Eu era um jovem redator de propaganda quando conheci Edgard dos Anjos. Faz mais de 40 anos, e me lembro de que fiquei absolutamente fascinado pelo cara. Ele era amigo de todo mundo, começando pelo governador do estado (Espírito Santo) e indo até o porteiro do restaurante, e tratava-os exatamente do mesmo jeito: mal. Ou melhor. Afetivamente mal, encantadoramente crítico, amorosamente irônico. Jamais admitiu que pudesse existir qualquer diferença entre as pessoas. Nunca levou ninguém muito a sério, principalmente a si mesmo. Longe de significar desprezo, esse olhar crítico ao ser humano era amoroso, por incrível que pareça. Havia profundo carinho na sua indiferença diante de aparências e demonstrações de poder ou riqueza.

Ele gostava de gente. Mas poucas vezes vi ou ouvi elogiar alguém. Minha mulher não entendeu a primeira vez que se encontraram. Nos pegou no aeroporto e foi direto ao Ferrinho, um restaurante na praia de Vitória onde era recebido como um rei. Atendido pelo próprio Ferrinho e uma corte de garçons demonstrando absoluta intimidade e alegria por vê-lo. Depois de uma infinidade de tira-gostos e literalmente dezenas de doses de whisky, minha mulher perguntou qual seria o melhor prato da casa. Jamais imaginou a resposta: “pede qualquer coisa… aqui tudo é a mesma merda”. Ao que Ferrinho, sentado à mesa, retrucou: “também com as porcarias de fregueses que temos…” Eles se amavam.

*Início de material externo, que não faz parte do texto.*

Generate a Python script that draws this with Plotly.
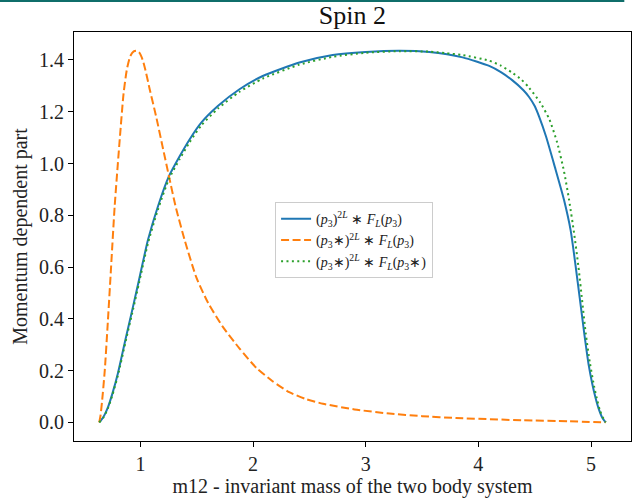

Foi Edgard que me apresentou Graciano Spíndola, que me deu a honra de lançar o imenso empreendimento Nova Guarapari e outros tantos, inclusive fazer sua vitoriosa campanha para prefeito. Graciano e Edgard se amavam e se admiravam, embora quem ouvisse uma conversa entre eles pudesse ter certeza de que eram inimigos mortais. Aliás, eu seria capaz de afirmar que, com exceção de dona Therezinha, sua mulher, de quem sempre falou com respeito, a medida do amor de Edgard era a disposição em criticar. Quanto mais alguém era considerado filho da puta da pior espécie, pois há hierarquia até entre filhos da puta, mais significava que Edgard gostava da pessoa. E tinha atitudes surpreendentes.

Em plena revolução, com algumas autoridades de olho na origem de seu dinheiro e poder, foi interpelado por um brigadeiro que reclamou de sua casa ter sido construída no fim da pista do aeroporto. Num interrogatório qualquer, a autoridade resolveu questionar a localização da casa, dizendo que ela poderia prejudicar o tráfego aéreo. Edgard, na condição de interrogado (ou de declarante, não sei), respondeu: “tem uma coisa, brigadeiro, se a porra de um avião de vocês cair no meu quintal, não devolvo…”

Numa outra ocasião, o general-comandante da Região Militar levou a família inteira para almoçar no Ferrinho. Após a refeição, fez questão de elogiar a qualidade da comida. Ferrinho ouviu calado toda louvação e chamou Edgard para ser testemunha do agrado da autoridade. Ele ouviu calmamente os elogios todos e respondeu: “é pena, general, que eu não possa dizer o mesmo da comida que o senhor serve para os presos. Já fui hóspede de seu quartel e conheço a gororoba que dão para a turma”.

Edgard tinha uma característica interessante. Não era apaixonado por música, e os músicos o adoravam. Não era apreciador de pintura e tinha grandes amigos pintores. Sua escrita estava longe de ser primorosa, mas os escritores o amavam. Ele gostava das pessoas, e gostava do que elas tinham no cérebro e no coração. Por isso o talento nas artes ou a quantidade de dinheiro no bolso nunca o impressionaram. Uma de suas especialidades era organizar almoços, onde conseguia reunir todo mundo. Fazia isso em Vitória e no Rio e receber um convite para essas ocasiões era uma alegria.

Esses encontros, segundo um ministro sempre presente, tinham uma característica interessante. Nunca se atrasavam. Pois o assunto da mesa era invariavelmente falar mal dos retardatários. Edgard foi dono de jornal, editor, assessor político, dono de restaurante, fez todo tipo de negócio. Ganhou e perdeu. Mas nunca comemorou com estardalhaço, nem nunca reclamou. Edgard morreu tendo uma enorme vantagem sobre a grande maioria dos mortais. Nunca encheu o saco de ninguém.